### WHAT YOU HAVE TO DO
All entries below need to be written out exactly, but without their pictures.

----

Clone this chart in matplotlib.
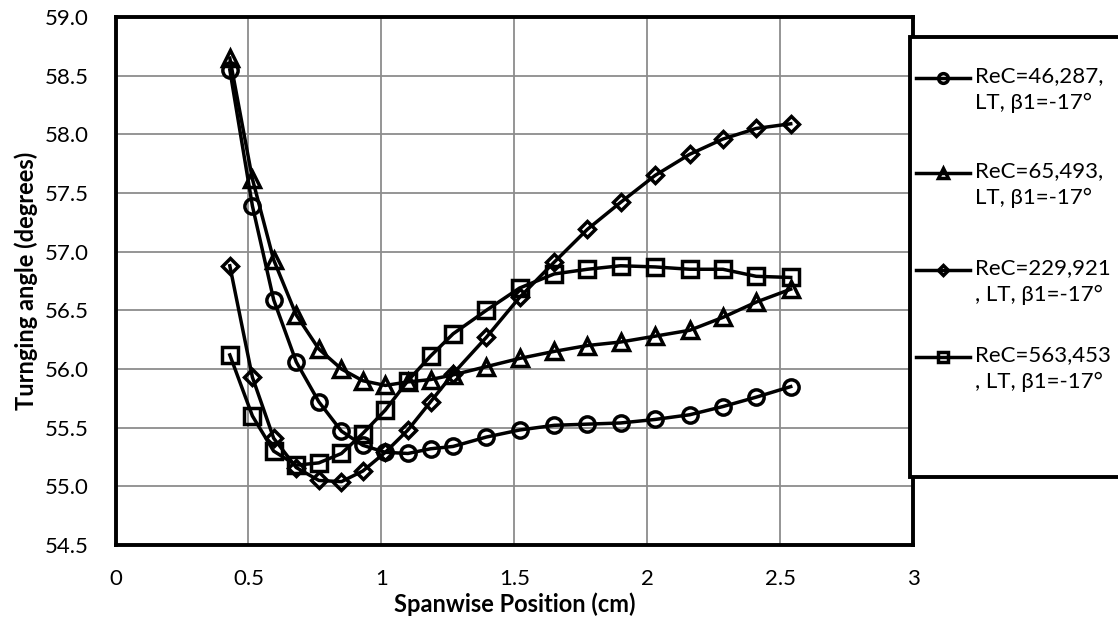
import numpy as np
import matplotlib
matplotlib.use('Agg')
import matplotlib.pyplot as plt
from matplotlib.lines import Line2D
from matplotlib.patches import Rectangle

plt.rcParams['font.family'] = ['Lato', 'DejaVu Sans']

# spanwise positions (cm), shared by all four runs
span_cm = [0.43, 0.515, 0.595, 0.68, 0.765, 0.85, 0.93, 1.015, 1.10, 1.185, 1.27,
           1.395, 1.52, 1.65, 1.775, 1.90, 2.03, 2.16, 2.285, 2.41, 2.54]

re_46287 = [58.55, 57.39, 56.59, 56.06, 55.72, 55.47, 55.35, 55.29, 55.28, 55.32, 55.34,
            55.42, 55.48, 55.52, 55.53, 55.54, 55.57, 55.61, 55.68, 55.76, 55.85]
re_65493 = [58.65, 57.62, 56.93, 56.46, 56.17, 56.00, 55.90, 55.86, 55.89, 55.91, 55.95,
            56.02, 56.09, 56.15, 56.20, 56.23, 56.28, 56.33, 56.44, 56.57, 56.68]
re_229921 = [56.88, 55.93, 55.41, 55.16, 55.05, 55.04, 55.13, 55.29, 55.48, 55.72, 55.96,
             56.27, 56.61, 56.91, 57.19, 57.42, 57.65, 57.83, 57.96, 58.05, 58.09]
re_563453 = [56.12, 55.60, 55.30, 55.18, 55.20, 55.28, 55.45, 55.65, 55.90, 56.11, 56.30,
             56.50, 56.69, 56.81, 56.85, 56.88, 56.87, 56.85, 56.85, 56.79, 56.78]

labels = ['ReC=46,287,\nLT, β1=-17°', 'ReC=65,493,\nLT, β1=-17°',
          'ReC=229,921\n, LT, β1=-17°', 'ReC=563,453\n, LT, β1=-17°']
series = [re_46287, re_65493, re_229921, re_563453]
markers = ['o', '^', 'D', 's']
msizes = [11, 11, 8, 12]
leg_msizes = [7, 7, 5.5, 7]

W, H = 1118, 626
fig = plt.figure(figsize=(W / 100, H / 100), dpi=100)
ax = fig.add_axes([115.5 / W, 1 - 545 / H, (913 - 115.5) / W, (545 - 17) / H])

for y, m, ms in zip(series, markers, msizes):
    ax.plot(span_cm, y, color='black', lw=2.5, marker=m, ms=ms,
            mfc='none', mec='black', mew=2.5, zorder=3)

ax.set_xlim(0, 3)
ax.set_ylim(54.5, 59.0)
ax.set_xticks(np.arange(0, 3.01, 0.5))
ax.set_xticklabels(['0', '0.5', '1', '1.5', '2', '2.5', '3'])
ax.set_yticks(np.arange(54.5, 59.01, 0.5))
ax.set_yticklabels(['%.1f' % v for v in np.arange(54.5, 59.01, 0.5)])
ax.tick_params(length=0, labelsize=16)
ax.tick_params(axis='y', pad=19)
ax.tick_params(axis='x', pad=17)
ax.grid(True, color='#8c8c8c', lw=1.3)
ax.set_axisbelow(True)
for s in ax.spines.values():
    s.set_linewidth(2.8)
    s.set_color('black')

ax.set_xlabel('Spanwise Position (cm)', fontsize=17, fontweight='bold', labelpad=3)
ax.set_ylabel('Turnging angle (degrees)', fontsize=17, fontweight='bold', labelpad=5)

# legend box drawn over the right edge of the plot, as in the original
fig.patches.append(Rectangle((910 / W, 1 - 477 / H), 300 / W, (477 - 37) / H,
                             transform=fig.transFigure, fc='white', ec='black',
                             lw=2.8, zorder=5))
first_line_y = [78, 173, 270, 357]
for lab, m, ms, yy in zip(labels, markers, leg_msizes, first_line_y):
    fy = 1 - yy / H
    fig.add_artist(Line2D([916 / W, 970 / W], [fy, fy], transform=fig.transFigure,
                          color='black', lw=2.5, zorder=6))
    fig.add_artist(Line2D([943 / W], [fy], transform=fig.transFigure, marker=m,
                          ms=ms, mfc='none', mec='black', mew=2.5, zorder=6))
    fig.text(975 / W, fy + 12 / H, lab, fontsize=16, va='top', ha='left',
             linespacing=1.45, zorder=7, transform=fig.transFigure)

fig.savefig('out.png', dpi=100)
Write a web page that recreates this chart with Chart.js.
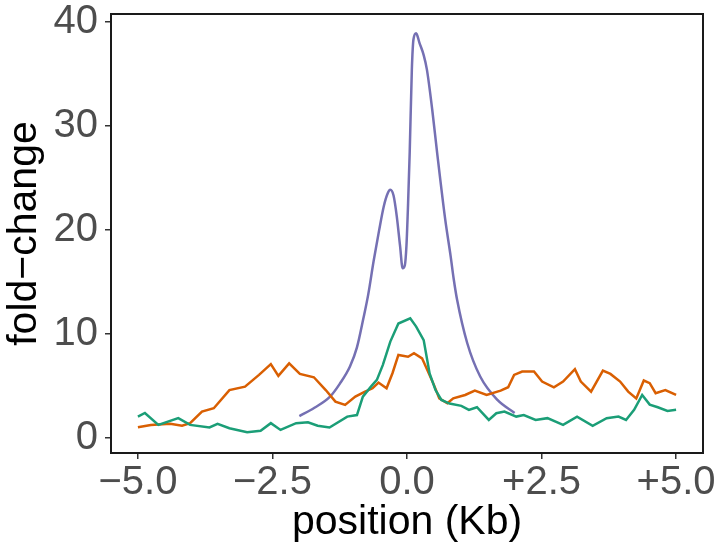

----

### EXERCISE RESULT
Clone this chart in matplotlib.
import numpy as np
import matplotlib
matplotlib.use('Agg')
import matplotlib.pyplot as plt
from matplotlib.lines import Line2D
from matplotlib.patches import Rectangle

plt.rcParams['font.family'] = ['Lato', 'DejaVu Sans']

# spanwise positions (cm), shared by all four runs
span_cm = [0.43, 0.515, 0.595, 0.68, 0.765, 0.85, 0.93, 1.015, 1.10, 1.185, 1.27,
           1.395, 1.52, 1.65, 1.775, 1.90, 2.03, 2.16, 2.285, 2.41, 2.54]

re_46287 = [58.55, 57.39, 56.59, 56.06, 55.72, 55.47, 55.35, 55.29, 55.28, 55.32, 55.34,
            55.42, 55.48, 55.52, 55.53, 55.54, 55.57, 55.61, 55.68, 55.76, 55.85]
re_65493 = [58.65, 57.62, 56.93, 56.46, 56.17, 56.00, 55.90, 55.86, 55.89, 55.91, 55.95,
            56.02, 56.09, 56.15, 56.20, 56.23, 56.28, 56.33, 56.44, 56.57, 56.68]
re_229921 = [56.88, 55.93, 55.41, 55.16, 55.05, 55.04, 55.13, 55.29, 55.48, 55.72, 55.96,
             56.27, 56.61, 56.91, 57.19, 57.42, 57.65, 57.83, 57.96, 58.05, 58.09]
re_563453 = [56.12, 55.60, 55.30, 55.18, 55.20, 55.28, 55.45, 55.65, 55.90, 56.11, 56.30,
             56.50, 56.69, 56.81, 56.85, 56.88, 56.87, 56.85, 56.85, 56.79, 56.78]

labels = ['ReC=46,287,\nLT, β1=-17°', 'ReC=65,493,\nLT, β1=-17°',
          'ReC=229,921\n, LT, β1=-17°', 'ReC=563,453\n, LT, β1=-17°']
series = [re_46287, re_65493, re_229921, re_563453]
markers = ['o', '^', 'D', 's']
msizes = [11, 11, 8, 12]
leg_msizes = [7, 7, 5.5, 7]

W, H = 1118, 626
fig = plt.figure(figsize=(W / 100, H / 100), dpi=100)
ax = fig.add_axes([115.5 / W, 1 - 545 / H, (913 - 115.5) / W, (545 - 17) / H])

for y, m, ms in zip(series, markers, msizes):
    ax.plot(span_cm, y, color='black', lw=2.5, marker=m, ms=ms,
            mfc='none', mec='black', mew=2.5, zorder=3)

ax.set_xlim(0, 3)
ax.set_ylim(54.5, 59.0)
ax.set_xticks(np.arange(0, 3.01, 0.5))
ax.set_xticklabels(['0', '0.5', '1', '1.5', '2', '2.5', '3'])
ax.set_yticks(np.arange(54.5, 59.01, 0.5))
ax.set_yticklabels(['%.1f' % v for v in np.arange(54.5, 59.01, 0.5)])
ax.tick_params(length=0, labelsize=16)
ax.tick_params(axis='y', pad=19)
ax.tick_params(axis='x', pad=17)
ax.grid(True, color='#8c8c8c', lw=1.3)
ax.set_axisbelow(True)
for s in ax.spines.values():
    s.set_linewidth(2.8)
    s.set_color('black')

ax.set_xlabel('Spanwise Position (cm)', fontsize=17, fontweight='bold', labelpad=3)
ax.set_ylabel('Turnging angle (degrees)', fontsize=17, fontweight='bold', labelpad=5)

# legend box drawn over the right edge of the plot, as in the original
fig.patches.append(Rectangle((910 / W, 1 - 477 / H), 300 / W, (477 - 37) / H,
                             transform=fig.transFigure, fc='white', ec='black',
                             lw=2.8, zorder=5))
first_line_y = [78, 173, 270, 357]
for lab, m, ms, yy in zip(labels, markers, leg_msizes, first_line_y):
    fy = 1 - yy / H
    fig.add_artist(Line2D([916 / W, 970 / W], [fy, fy], transform=fig.transFigure,
                          color='black', lw=2.5, zorder=6))
    fig.add_artist(Line2D([943 / W], [fy], transform=fig.transFigure, marker=m,
                          ms=ms, mfc='none', mec='black', mew=2.5, zorder=6))
    fig.text(975 / W, fy + 12 / H, lab, fontsize=16, va='top', ha='left',
             linespacing=1.45, zorder=7, transform=fig.transFigure)

fig.savefig('out.png', dpi=100)
Write a web page that recreates this chart with Chart.js.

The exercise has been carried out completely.